Some Golden State counties pushed up the official opening of fire season by a month so they could start hiring firefighters early.
Since Saturday, four fires driven by wind and temperatures near 100 degrees have destroyed about 7,300 acres of brush and come treacherously close to homes.
The 3.4 million acres patrolled by state firefighters in Southern California are drier than at any time since 1976, when record-keeping started, officials said.
"There are places where the wood is as dry as if it had been baked in a kiln," said Karen Terrill, a spokeswoman for the California Department of Forestry and Fire Protection.
Southern California's driest areas are in San Diego and Riverside counties, which have gotten less than 4 inches of rain since July 1 in areas that normally receive more than 10 inches. The rainy season in California does not start until late fall.
Downtown Los Angeles has gotten only 4.36 inches of rain since July 1; the driest season on record was 1960-61, with 4.85 inches over the full 12 months.

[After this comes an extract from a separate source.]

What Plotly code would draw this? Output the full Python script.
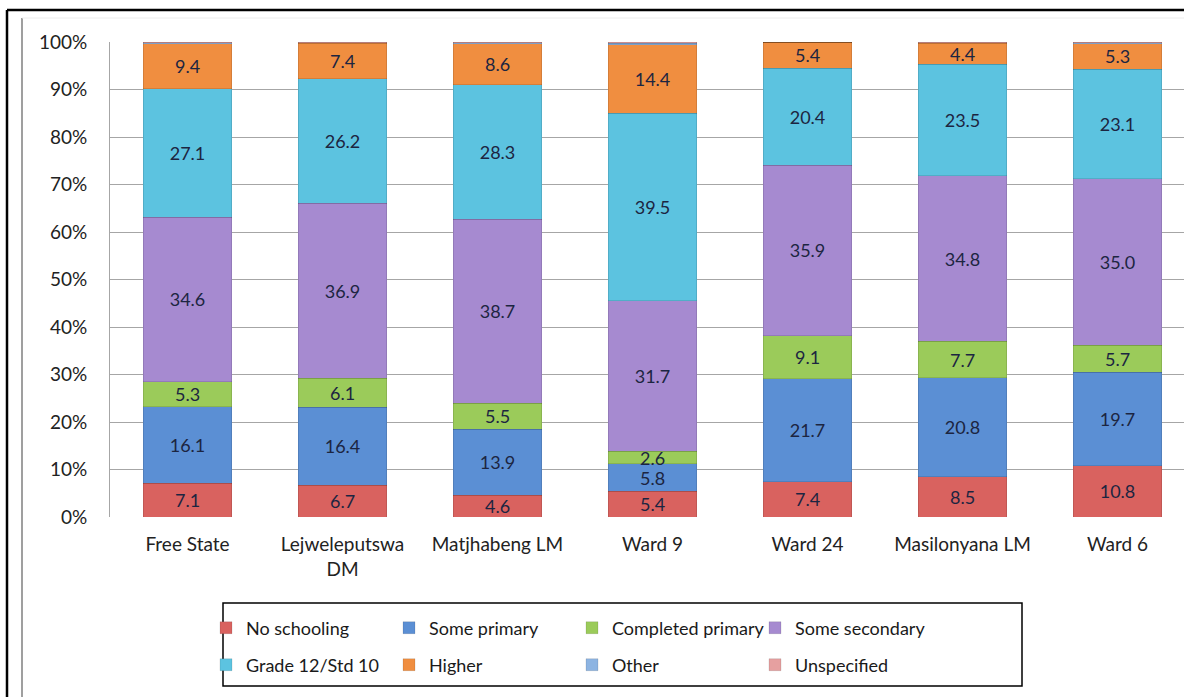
import plotly.graph_objects as go

# categories and shares (%)
areas = ["Free State", "Lejweleputswa<br>DM", "Matjhabeng LM", "Ward 9", "Ward 24", "Masilonyana LM", "Ward 6"]

no_schooling = [7.1, 6.7, 4.6, 5.4, 7.4, 8.5, 10.8]
some_primary = [16.1, 16.4, 13.9, 5.8, 21.7, 20.8, 19.7]
completed_primary = [5.3, 6.1, 5.5, 2.6, 9.1, 7.7, 5.7]
some_secondary = [34.6, 36.9, 38.7, 31.7, 35.9, 34.8, 35.0]
grade12 = [27.1, 26.2, 28.3, 39.5, 20.4, 23.5, 23.1]
higher = [9.4, 7.4, 8.6, 14.4, 5.4, 4.4, 5.3]
other = [0.2, 0.1, 0.2, 0.3, 0.0, 0.1, 0.2]
unspecified = [0.2, 0.2, 0.2, 0.3, 0.1, 0.2, 0.2]

series = [
    ("No schooling", no_schooling, "#d9625f", True, "legend"),
    ("Some primary", some_primary, "#5b8fd4", True, "legend"),
    ("Completed primary", completed_primary, "#9bcb5a", True, "legend"),
    ("Some secondary", some_secondary, "#a68ad0", True, "legend"),
    ("Grade 12/Std 10", grade12, "#5cc3e0", True, "legend2"),
    ("Higher", higher, "#f08e40", True, "legend2"),
    ("Other", other, "#8db4e2", False, "legend2"),
    ("Unspecified", unspecified, "#e6a0a0", False, "legend2"),
]

FONT = "Lato"
W, H = 1184, 697
L, T, B = 110, 42, 517  # plot area in pixels


def px(x):
    return (x - L) / (W - L)


def py(y):
    return (B - y) / (B - T)


fig = go.Figure()
for name, vals, color, labelled, leg in series:
    fig.add_trace(go.Bar(
        x=list(range(len(areas))),
        y=vals,
        name=name,
        marker=dict(color=color, line=dict(color="rgba(0,0,0,0.18)", width=0.6)),
        text=[f"{v:.1f}" for v in vals] if labelled else None,
        textposition="inside",
        insidetextanchor="middle",
        textangle=0,
        constraintext="none",
        textfont=dict(family=FONT, size=18, color="#1c2541"),
        legend=leg,
    ))

shapes = [
    # outer frame
    dict(type="line", xref="paper", yref="paper", x0=px(7), x1=px(W), y0=py(10), y1=py(10),
         line=dict(color="black", width=2.5)),
    dict(type="line", xref="paper", yref="paper", x0=px(7), x1=px(7), y0=py(10), y1=py(H),
         line=dict(color="black", width=2.5)),
    dict(type="line", xref="paper", yref="paper", x0=px(22), x1=px(22), y0=py(18), y1=py(H),
         line=dict(color="#7f7f7f", width=1.5)),
    dict(type="line", xref="paper", yref="paper", x0=px(22), x1=px(W), y0=py(18), y1=py(18),
         line=dict(color="#ececec", width=1)),
    # legend box
    dict(type="rect", xref="paper", yref="paper", x0=px(223), x1=px(1022), y0=py(603), y1=py(686),
         line=dict(color="black", width=1.5)),
]

legend_common = dict(
    orientation="h", xanchor="left", yanchor="middle",
    font=dict(family=FONT, size=18, color="#1a1a1a"),
    entrywidth=138, itemwidth=30, traceorder="normal",
    bgcolor="rgba(0,0,0,0)",
)

fig.update_layout(
    width=W, height=H,
    margin=dict(l=L, r=0, t=T, b=H - B),
    barmode="stack", bargap=0.43,
    plot_bgcolor="white", paper_bgcolor="white",
    font=dict(family=FONT, size=19, color="#222"),
    shapes=shapes,
    showlegend=True,
    legend=dict(x=px(206), y=py(628), **legend_common),
    legend2=dict(x=px(206), y=py(665), **legend_common),
    xaxis=dict(
        tickmode="array", tickvals=list(range(len(areas))), ticktext=areas,
        range=[-0.5, 6.429], showgrid=False, ticks="", zeroline=False,
        tickfont=dict(family=FONT, size=19, color="#222"),
        ticklabelstandoff=14,
    ),
    yaxis=dict(
        range=[0, 100], dtick=10, ticksuffix="%", showgrid=True,
        gridcolor="#a6a6a6", gridwidth=1, zeroline=False,
        showline=True, linecolor="#a6a6a6", linewidth=1,
        tickfont=dict(family=FONT, size=19, color="#222"),
        ticks="", ticklabelstandoff=18,
    ),
)

fig.write_html("out.html", config={"displayModeBar": False},
               post_script="document.body.style.margin='0px';")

A wetter winter in Northern California has eased the threat there — at least for now.
"It just takes a couple days of hot, windy conditions and you can have danger," Terrill said.
The dry conditions extend across the Southwest. Arizona and New Mexico had winter snowpacks of just 25 percent of normal. One blaze in New Mexico in March destroyed 28 homes.
"By the end of the year, we'll probably find the Southwest had the worst fire season in the nation," Rick Ochoa, fire weather program coordinator at the National Interagency Fire Center in Boise, Idaho.
Southern California firefighters compare the danger to 1993, when 26 major fires broke out in Los Angeles, Riverside, Orange, Ventura, San Bernardino and San Diego counties in October and November.
The 1993 blazes killed four people, destroyed more than 1,200 structures and caused $1 billion in damage. In all, nearly 200,000 acres of forest, brush and grass was blackened and thousands of people were left homeless.
This year's rising threat prompted fire officials in Orange, Riverside, San Bernardino and San Diego counties to open their official fire seasons this year in mid-April instead of mid-May, the date observed by the rest of the state.
That allowed them to hire 1,500 more firefighters and start 24-hour staffing of stations in some of the most remote areas.
With plants and trees withering and dying, homeowners are getting an early start in protecting their property.
"People are clearing areas around their homes, making them defensible for firefighters," said Charles Wix, a resident of Idyllwild, a town of about 2,500 people in the San Jacinto Mountains near Palm Springs.